The father says to the older son that he was always there, that he was always with him, but the younger brother was dead, and now has come back.  The older son is ticked off.  Can you blame him?

The common interpretation of this story is that the father showed compassion to the irresponsible son while the older son was a spoil sport.  But wait a minute….let’s look at the story from another angle.  What if my colleague was right that this is the story of the first dysfunctional family.

First of all, did the father do the sons a favor by making them trust fund babies, by giving them a large inheritance instead of encouraging them to find their own calling, and to prepare themselves to fulfill that calling?  Or was the father an enabler, robbing his sons of the opportunity to excel in their own right?  The quick definition of an enabler is someone who does something for another person when that person should be doing it themselves.  Might it have benefitted the younger son to earn his own money?

In the traditional reading of this story, the older son gets a bad rap.  He’s supposed to be happy that he was always there with the father working from dusk to dawn.  In a dysfunctional family, he would be viewed as the hero, the child who excels.  The hero looks good, looks smart, looks strong, and excels at everything. When there is a needy person in the family, whether they be ill, addicted, or mentally or physically challenged, the high functioning hero children are often neglected as the focus is on the needy person.  The hero learns to hide his or her own feelings…just keep working, keep excelling. While the prodigal is off making a mess of his life, the hero older brother serves as a symbol that there is really nothing wrong with the family.  

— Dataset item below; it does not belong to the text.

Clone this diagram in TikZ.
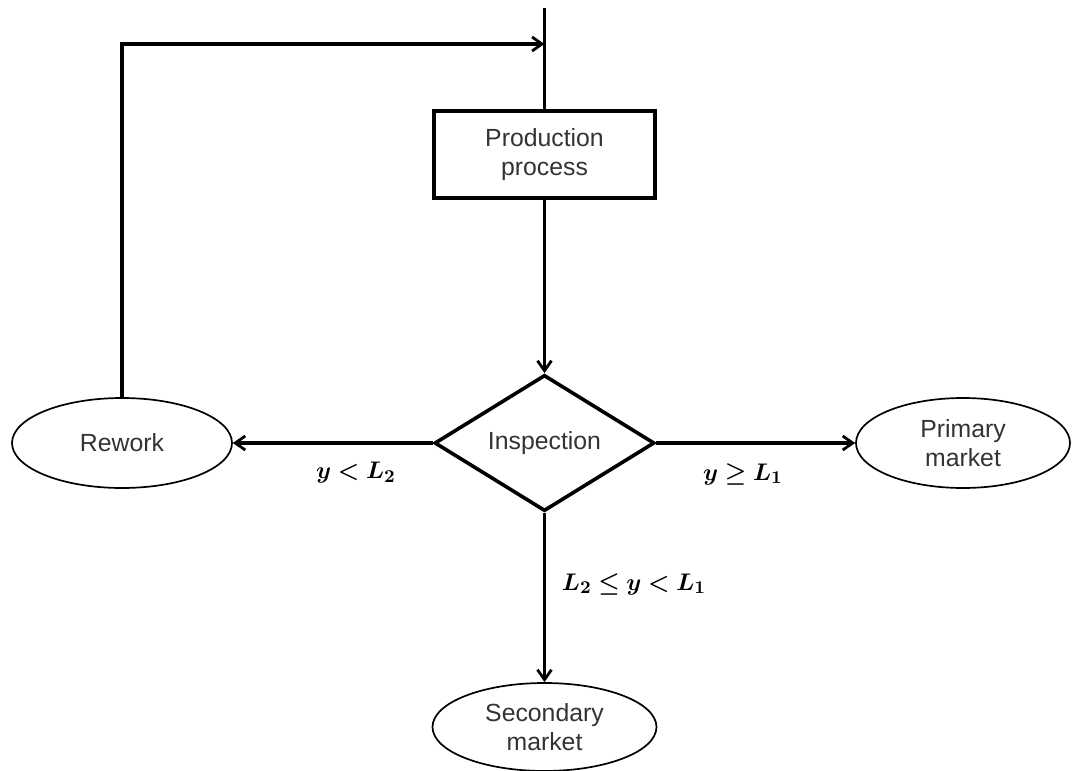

The father appears to need to be needed, welcoming the younger son home, showering him with more extravagant unearned gifts, dismissing his apology and brushing off his attempt at repentance.  Does this do the son a favor?

Let’s consider some other lessons from this story.  When the younger son asked for his premature inheritance, the father could have said “no.”  Instead, the father could have discussed the value of earned money responsibility, and finding one’s own financial way in the world.

When the younger son returned home, the father could have set clear boundaries of what would be acceptable behavior, healthy behavior, responsible behavior.  In this way, he could have contributed to his son’s health and given him real love.

The story is also an example of the often overlooked overachievers who  sometimes wonder if they are worthy by just being who they are.  The older son had every right to be angry, and he deserved recognition for just being who he was.

Why do I think my friend might have been correct in saying that this was the story of the first dysfunctional family?  My opinion is based on twenty years of working with addicts and students in the Arizona school systems.  We do no one a favor by covering up irresponsibility, handing over unearned money, making excuses for irresponsible behavior or not holding people accountable.

We also do great harm by overlooking the less needy people within the family….the people who suit up and show up, the people who care tenderly and consistently for others, the people who rarely complain, the people who just keep on keepin’ on.  We owe them attention.  We owe them the opportunity for self care.  We owe it to them to listen to their feelings.  We owe the older brother and others like him the respect of listening to his anger.

There might be a new story today.  The new story could still be a caution to the do goody Pharisees, but it would be a story of respect, a story where the sons both find their true calling, follow that calling, and earn their own way in the world.  It would be a story where parents no longer enable their over privileged children, rather hold them accountable for their actions.  It would be a story where the prodigal are held accountable, the hero children are noticed, and parents draw boundaries.  It would be a story of health, wellbeing, and recovery.  It would be a story of love.  Amen.